The judges on Iowa’s Supreme Court who ruled in favour of same-sex marriage last year face a tough battle to be retained, according to a new poll.
The poll, carried out on behalf of the state’s leading paper, the Des Moines Register, shows that 44 percent of Iowans who plan to cast a ballot in the retention election say they will vote “yes” to all three justices.
Forty percent will vote to remove all three, and 16 percent say they want to retain some.
One expert who spoke to the paper said it was “virtually unheard-of for a judge to lose a retention race” in Iowa.
J. Ann Selzer, the pollster for The Des Moines Register’s Iowa Poll said the figures suggest that “some justices, and perhaps all, will be removed. It lines up along Democrat and Republican lines pretty easily, except for low-income voters, which is typically a Democratic constituency.”

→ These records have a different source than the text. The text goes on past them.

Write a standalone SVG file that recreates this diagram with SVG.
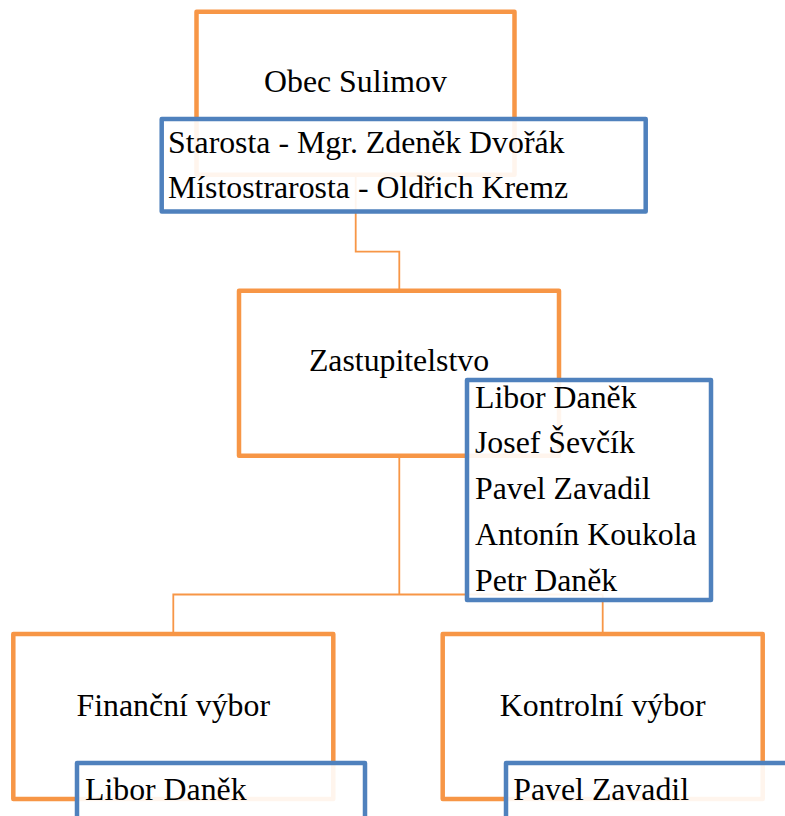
<svg xmlns="http://www.w3.org/2000/svg" width="785" height="816" viewBox="0 0 785 816">
<style>
.ob{fill:#ffffff;stroke:#F79646;stroke-width:4.5;stroke-linejoin:round}
.bb{fill:#ffffff;fill-opacity:0.9;stroke:#4F81BD;stroke-width:4.5;stroke-linejoin:round}
.cn{fill:none;stroke:#F79646;stroke-width:1.8}
text{font-family:"Liberation Serif","Times New Roman",serif;font-size:31.8px;fill:#000000}
.c{text-anchor:middle}
</style>
<rect width="785" height="816" fill="#ffffff"/>
<g id="obec-box"><rect class="ob" x="196.5" y="11.7" width="318" height="163"/><text class="c" x="355.5" y="91.7">Obec Sulimov</text></g>
<g id="zastupitelstvo-box"><rect class="ob" x="239" y="290.7" width="320" height="165"/><text class="c" x="399" y="370.7">Zastupitelstvo</text></g>
<g id="financni-box"><rect class="ob" x="13.3" y="634" width="320" height="165"/><text class="c" x="173.3" y="716">Finanční výbor</text></g>
<g id="kontrolni-box"><rect class="ob" x="442.7" y="634" width="320" height="165"/><text class="c" x="602.7" y="716">Kontrolní výbor</text></g>
<g id="connectors">
<path class="cn" d="M355.7 174.7V251.7H399.3V290.7"/>
<path class="cn" d="M399.3 455.7V594.5"/>
<path class="cn" d="M173.3 634V594.5H602.7V634"/>
</g>
<g id="vedeni"><rect class="bb" x="161.7" y="119" width="484" height="92.5"/><text x="168" y="152.7">Starosta - Mgr. Zdeněk Dvořák</text><text x="168" y="198.3">Místostrarosta - Oldřich Kremz</text></g>
<g id="clenove"><rect class="bb" x="467" y="380" width="244" height="220"/><text x="475" y="407.7">Libor Daněk</text><text x="475" y="453.3">Josef Ševčík</text><text x="475" y="499">Pavel Zavadil</text><text x="475" y="545">Antonín Koukola</text><text x="475" y="590.7">Petr Daněk</text></g>
<g id="financni-clen"><rect class="bb" x="77" y="763" width="288" height="70"/><text x="85" y="800">Libor Daněk</text></g>
<g id="kontrolni-clen"><rect class="bb" x="506" y="763" width="300" height="70"/><text x="513.3" y="800">Pavel Zavadil</text></g>
</svg>
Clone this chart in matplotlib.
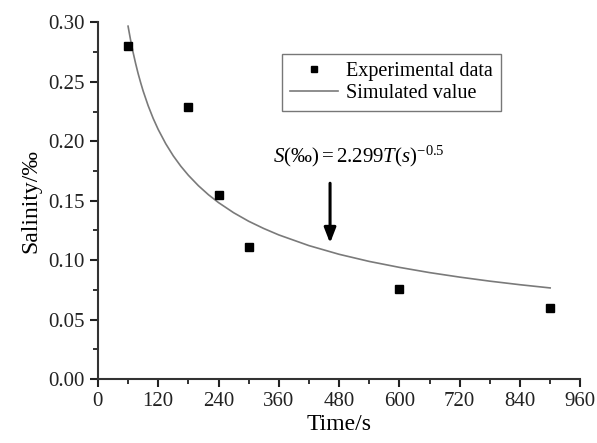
import matplotlib
matplotlib.use('Agg')
import matplotlib.pyplot as plt
from matplotlib.ticker import MultipleLocator, FormatStrFormatter

plt.rcParams['font.family'] = ['Liberation Serif', 'DejaVu Serif']
plt.rcParams['mathtext.fontset'] = 'custom'
plt.rcParams['mathtext.rm'] = 'Liberation Serif'
plt.rcParams['mathtext.it'] = 'Liberation Serif:italic'

# experimental points
exp_time = [60, 180, 240, 300, 600, 900]
exp_salinity = [0.280, 0.229, 0.155, 0.111, 0.076, 0.060]

# simulated curve
sim_time = [60, 65, 70, 75, 80, 85, 90, 100, 110, 120, 135, 150, 165, 180,
            200, 220, 240, 270, 300, 330, 360, 420, 480, 540, 600, 660, 720,
            780, 840, 900]
sim_salinity = [0.2968, 0.2852, 0.2748, 0.2655, 0.2570, 0.2494, 0.2423, 0.2299,
                0.2192, 0.2099, 0.1979, 0.1877, 0.1790, 0.1714, 0.1626, 0.1550,
                0.1484, 0.1399, 0.1327, 0.1266, 0.1212, 0.1122, 0.1049, 0.0989,
                0.0939, 0.0895, 0.0857, 0.0823, 0.0793, 0.0766]

fig = plt.figure(figsize=(5.97, 4.43), dpi=100)
ax = fig.add_axes([0.164, 0.1445, 0.808, 0.805])

ax.plot(sim_time, sim_salinity, color='#7a7a7a', lw=1.2, label='Simulated value')
ax.plot(exp_time, exp_salinity, 's', color='black', ms=6, label='Experimental data')

ax.set_xlim(0, 960)
ax.set_ylim(0, 0.30)
ax.xaxis.set_major_locator(MultipleLocator(120))
ax.xaxis.set_minor_locator(MultipleLocator(60))
ax.yaxis.set_major_locator(MultipleLocator(0.05))
ax.yaxis.set_minor_locator(MultipleLocator(0.025))
ax.yaxis.set_major_formatter(FormatStrFormatter('%.2f'))

for s in ['top', 'right']:
    ax.spines[s].set_visible(False)
for s in ['left', 'bottom']:
    ax.spines[s].set_linewidth(1.5)
    ax.spines[s].set_color('#333333')
ax.tick_params(which='major', direction='out', length=6, width=1.5, labelsize=15, colors='#222222')
ax.tick_params(which='minor', direction='out', length=3.5, width=1.3, colors='#222222')

ax.set_xlabel('Time/s', fontsize=17, labelpad=2)
ax.set_ylabel('Salinity/‰', fontsize=17, labelpad=5)

h, l = ax.get_legend_handles_labels()
leg = ax.legend(h[::-1], l[::-1], loc='upper left', bbox_to_anchor=(0.36, 0.94),
                fontsize=14.5, frameon=True, fancybox=False, edgecolor='#555555',
                handlelength=2.4, borderpad=0.4, labelspacing=0.15, handletextpad=0.4,
                markerscale=0.8)
leg.get_frame().set_linewidth(1.0)

ax.text(349, 0.187, r'$S(\mathrm{‰}) = 2.299T(s)^{-0.5}$', fontsize=15,
        va='center', ha='left')
ax.annotate('', xy=(462, 0.112), xytext=(462, 0.167),
            arrowprops=dict(arrowstyle='-|>,head_width=0.35,head_length=0.9',
                            color='black', lw=2.2))

fig.savefig('out.png', dpi=100)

The Register’s poll of 550 likely voters, conducted by Selzer & Co. from Sept. 19-22, has a margin of error of plus or minus 4.2 percentage points.
The retention election could hinge on which side mobilises the most down-ticket voters. A Register analysis of voting records in the past two non-presidential elections shows that only 60 percent of Iowa voters answered the retention questions for justices and appeals-court judges.
Justices and judges need a simple majority of “yes” votes to stay on the bench.
Removing the justices would not undo the same-sex marriage ruling or change the way judges are selected.
However, scholars who study judge-selection practices said the removal of even one justice would shock judiciaries across the nation, embolden conservative activists and, over time, could open the door to changes in the way Iowa chooses judges.
“Those poll numbers are stunning,” said Brian T. Fitzpatrick, a Vanderbilt University associate law professor who has followed Iowa’s retention debate. “It is virtually unheard-of for a judge to lose a retention race.”
No Iowa Supreme Court justice has lost a seat since the state adopted a merit-selection and retention system in 1962. The justices have won retention with an average 75 percent support since 1998, a Register analysis of voting records shows.
The Iowa Poll results come more than a year after a unanimous Iowa Supreme Court decision that overturned the state’s one-man, one-woman marriage law and allowed same-sex couples to wed.
Bob Vander Plaats, a former Republican candidate for governor, strongly opposed the ruling and formed a campaign to unseat the three justices on the ballot: Chief Justice Marsha Ternus and Justices David Baker and Michael Streit.